As we move in to the first phase of ACA compliance, a number of employers have been asking me about unionized employees and how they can know whether the employees are “offered” coverage (as required to avoid penalties) when coverage is provided through a multiemployer plan to which the employer contributes. The concern is that since the ACA requires an employer to offer coverage, and because the multiemployer plan is not technically their own plan, are they really offering coverage so as to avoid the penalties?

Fortunately, this issue has been addressed in the final regulations implementing the employer play-or-pay penalty. 

It may have been overlooked, but in the preamble to those regulations, there is interim relief that provides that for employers that are required to make contributions to multiemployer plans under their collective bargaining agreements, if the multiemployer plan offers coverage that is affordable and provides minimum value and is offered to the children of individuals who are otherwise eligible, the employer will not be penalized, regardless of whether the employer’s employee is in fact eligible for the coverage under the multiemployer plan.

More importantly, it also provides that coverage offered by a multiemployer plan to which the employer contributes that is affordable and provides minimum value is considered coverage offered “on behalf of” the employer. So the obligation to offer coverage is satisfied by virtue of the fact that there is an obligation to contribute to the plan and the plan controls the eligibility.

As an additional protection, the interim guidance now provides that an employer is treated as offering coverage for all employees for whom it is required to contribute to the multiemployer plan, even those full-time employees who never satisfy that plan’s eligibility rules and therefore are never offered coverage. So employers who are making contributions to the plan (who arguably never have control over the plan’s eligibility rules) are protected as long as they are making contributions. The fact that the plan may not actually provide coverage does not mean the employer has failed to offer the coverage.

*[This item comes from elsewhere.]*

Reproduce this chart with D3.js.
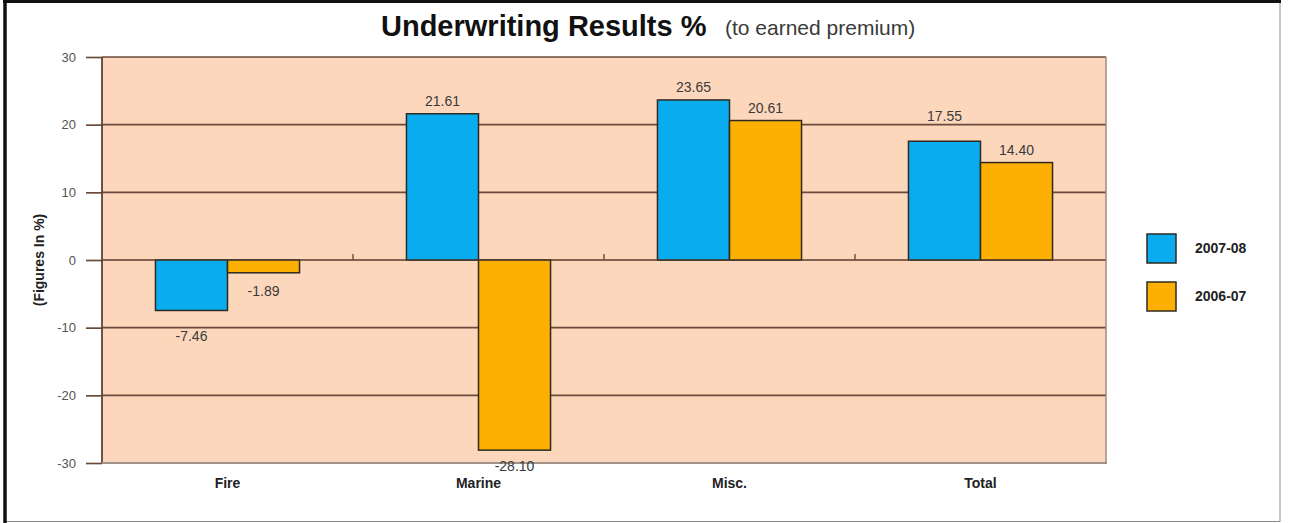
<!DOCTYPE html>
<html>
<head>
<meta charset="utf-8">
<script src="https://cdn.jsdelivr.net/npm/d3@7"></script>
<style>
  html, body { margin: 0; padding: 0; background: #ffffff; }
  svg { display: block; font-family: "Liberation Sans", Arial, sans-serif; }
</style>
</head>
<body>
<svg id="chart" width="1289" height="523"></svg>
<script>
// Underwriting results by line of business, % of earned premium
const categories = ["Fire", "Marine", "Misc.", "Total"];
const seriesNames = ["2007-08", "2006-07"];
const values0708 = [-7.46, 21.61, 23.65, 17.55];
const values0607 = [-1.89, -28.10, 20.61, 14.40];
const yTickValues = [-30, -20, -10, 0, 10, 20, 30];

const seriesColors = { "2007-08": "#0AACF0", "2006-07": "#FDB002" };

// extra vertical room for a few value labels (px)
const labelNudge = {
  "2007-08": [10, 0, 0, 12],
  "2006-07": [2, 0, 0, 0]
};

// plain hyphen for negatives
const fmt2 = v => d3.format(".2f")(v).replace("\u2212", "-");
const fmtInt = v => d3.format("d")(v).replace("\u2212", "-");

const plot = { left: 102, right: 1106, top: 57, bottom: 463 };

const svg = d3.select("#chart");

// outer frame
svg.append("rect")
  .attr("x", 5).attr("y", 2).attr("width", 1275).attr("height", 519.5)
  .attr("fill", "#ffffff").attr("stroke", "#8c8c8c").attr("stroke-width", 1);
svg.append("line").attr("x1", 5).attr("x2", 5).attr("y1", 0).attr("y2", 523)
  .attr("stroke", "#111").attr("stroke-width", 3.5);
svg.append("line").attr("x1", 3).attr("x2", 1281).attr("y1", 1.5).attr("y2", 1.5)
  .attr("stroke", "#111").attr("stroke-width", 3);

// scales
const x0 = d3.scaleBand()
  .domain(categories)
  .range([plot.left, plot.right])
  .paddingInner(0.426)
  .paddingOuter(0.213);
const x1 = d3.scaleBand()
  .domain(seriesNames)
  .range([0, x0.bandwidth()])
  .padding(0);
const y = d3.scaleLinear().domain([-30, 30]).range([plot.bottom, plot.top]);

// plot background
svg.append("rect")
  .attr("x", plot.left).attr("y", plot.top)
  .attr("width", plot.right - plot.left).attr("height", plot.bottom - plot.top)
  .attr("fill", "#FDD7BC");

// horizontal gridlines
svg.append("g").selectAll("line")
  .data(yTickValues.filter(v => v > -30))
  .join("line")
  .attr("x1", plot.left).attr("x2", plot.right)
  .attr("y1", d => y(d)).attr("y2", d => y(d))
  .attr("stroke", "#6A4A3A").attr("stroke-width", 1.7);

// y axis with outward ticks
const yAxis = d3.axisLeft(y).tickValues(yTickValues).tickSize(16).tickPadding(10)
  .tickFormat(fmtInt);
const gy = svg.append("g").attr("transform", `translate(${plot.left},0)`).call(yAxis);
gy.select(".domain").remove();
gy.selectAll(".tick line").attr("stroke", "#6A4A3A").attr("stroke-width", 1.7);
gy.selectAll(".tick text")
  .attr("fill", "#555").attr("font-size", 13)
  .attr("font-family", "Liberation Sans, Arial, sans-serif");

// plot border: left dark, bottom and right lighter
svg.append("line")
  .attr("x1", plot.left).attr("x2", plot.left).attr("y1", plot.top).attr("y2", plot.bottom)
  .attr("stroke", "#5A4536").attr("stroke-width", 1.8);
svg.append("line")
  .attr("x1", plot.left).attr("x2", plot.right + 1).attr("y1", plot.bottom).attr("y2", plot.bottom)
  .attr("stroke", "#A0918A").attr("stroke-width", 2.2);
svg.append("line")
  .attr("x1", plot.right).attr("x2", plot.right).attr("y1", plot.top).attr("y2", plot.bottom)
  .attr("stroke", "#9A8478").attr("stroke-width", 1.4);

// category separators on the zero line
const step = x0.step();
svg.append("g").selectAll("line")
  .data(categories.slice(1))
  .join("line")
  .attr("x1", d => x0(d) - step * x0.paddingInner() / 2)
  .attr("x2", d => x0(d) - step * x0.paddingInner() / 2)
  .attr("y1", y(0) - 6).attr("y2", y(0))
  .attr("stroke", "#6A4A3A").attr("stroke-width", 1.4);

// bars
const rows = categories.map((c, i) => ({
  category: c,
  values: [
    { series: "2007-08", value: values0708[i], idx: i },
    { series: "2006-07", value: values0607[i], idx: i }
  ]
}));

const groups = svg.append("g").selectAll("g")
  .data(rows)
  .join("g")
  .attr("transform", d => `translate(${x0(d.category)},0)`);

groups.selectAll("rect")
  .data(d => d.values)
  .join("rect")
  .attr("x", d => x1(d.series))
  .attr("y", d => y(Math.max(0, d.value)))
  .attr("width", x1.bandwidth())
  .attr("height", d => Math.abs(y(d.value) - y(0)))
  .attr("fill", d => seriesColors[d.series])
  .attr("stroke", "#2E2A22")
  .attr("stroke-width", 1.5);

// zero line redrawn above bars
svg.append("line")
  .attr("x1", plot.left).attr("x2", plot.right).attr("y1", y(0)).attr("y2", y(0))
  .attr("stroke", "#6A4A3A").attr("stroke-width", 1.2).attr("opacity", 0.6);

// value labels
groups.selectAll("text")
  .data(d => d.values)
  .join("text")
  .attr("x", d => x1(d.series) + x1.bandwidth() / 2)
  .attr("y", d => {
    const n = labelNudge[d.series][d.idx];
    return d.value >= 0 ? y(d.value) - 8 - n : y(d.value) + 21 + n;
  })
  .attr("text-anchor", "middle")
  .attr("font-size", 14)
  .attr("fill", "#3a3a3a")
  .text(d => fmt2(d.value));

// category labels
svg.append("g").selectAll("text")
  .data(categories)
  .join("text")
  .attr("x", d => x0(d) + x0.bandwidth() / 2)
  .attr("y", 488)
  .attr("text-anchor", "middle")
  .attr("font-size", 14)
  .attr("font-weight", "bold")
  .attr("fill", "#222")
  .text(d => d);

// y axis title
svg.append("text")
  .attr("transform", `translate(44,${y(0)}) rotate(-90)`)
  .attr("text-anchor", "middle")
  .attr("font-size", 14)
  .attr("font-weight", "bold")
  .attr("fill", "#222")
  .text("(Figures In %)");

// title
svg.append("text")
  .attr("x", 381).attr("y", 36)
  .attr("font-size", 29).attr("font-weight", "bold").attr("fill", "#111")
  .text("Underwriting Results %");
svg.append("text")
  .attr("x", 725).attr("y", 35)
  .attr("font-size", 21).attr("fill", "#3a3a3a")
  .text("(to earned premium)");

// legend
const legend = svg.append("g").selectAll("g")
  .data(seriesNames)
  .join("g")
  .attr("transform", (d, i) => `translate(1147,${234 + i * 48})`);
legend.append("rect")
  .attr("width", 29).attr("height", 29)
  .attr("fill", d => seriesColors[d])
  .attr("stroke", "#2E2A22").attr("stroke-width", 1.5);
legend.append("text")
  .attr("x", 48).attr("y", 19)
  .attr("font-size", 14).attr("font-weight", "bold").attr("fill", "#222")
  .text(d => d);
</script>
</body>
</html>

This rule was originally transitional and only applied in 2014, but it has been extended until otherwise modified. So there would be no penalty as long as the employer is obligated by the collective bargaining agreement to make contributions to a plan that:

  • Offers dependent coverage;
  • Provides minimum value coverage; and
  • Is affordable.

How does an employer know that a plan does these things? One thing an employer could do is ask specifically for confirmation from the plan or the union that the plan satisfies these conditions. Even with the interim guidance, there is still an obligation for the employer to make sure these conditions are met.
So if you are an employer contributing to a multiemployer plan, get confirmation that the plan meets these three conditions. As long as your collective bargaining agreement requires you to make contributions on behalf of full-time employees, you should be safe because you are “offering coverage.”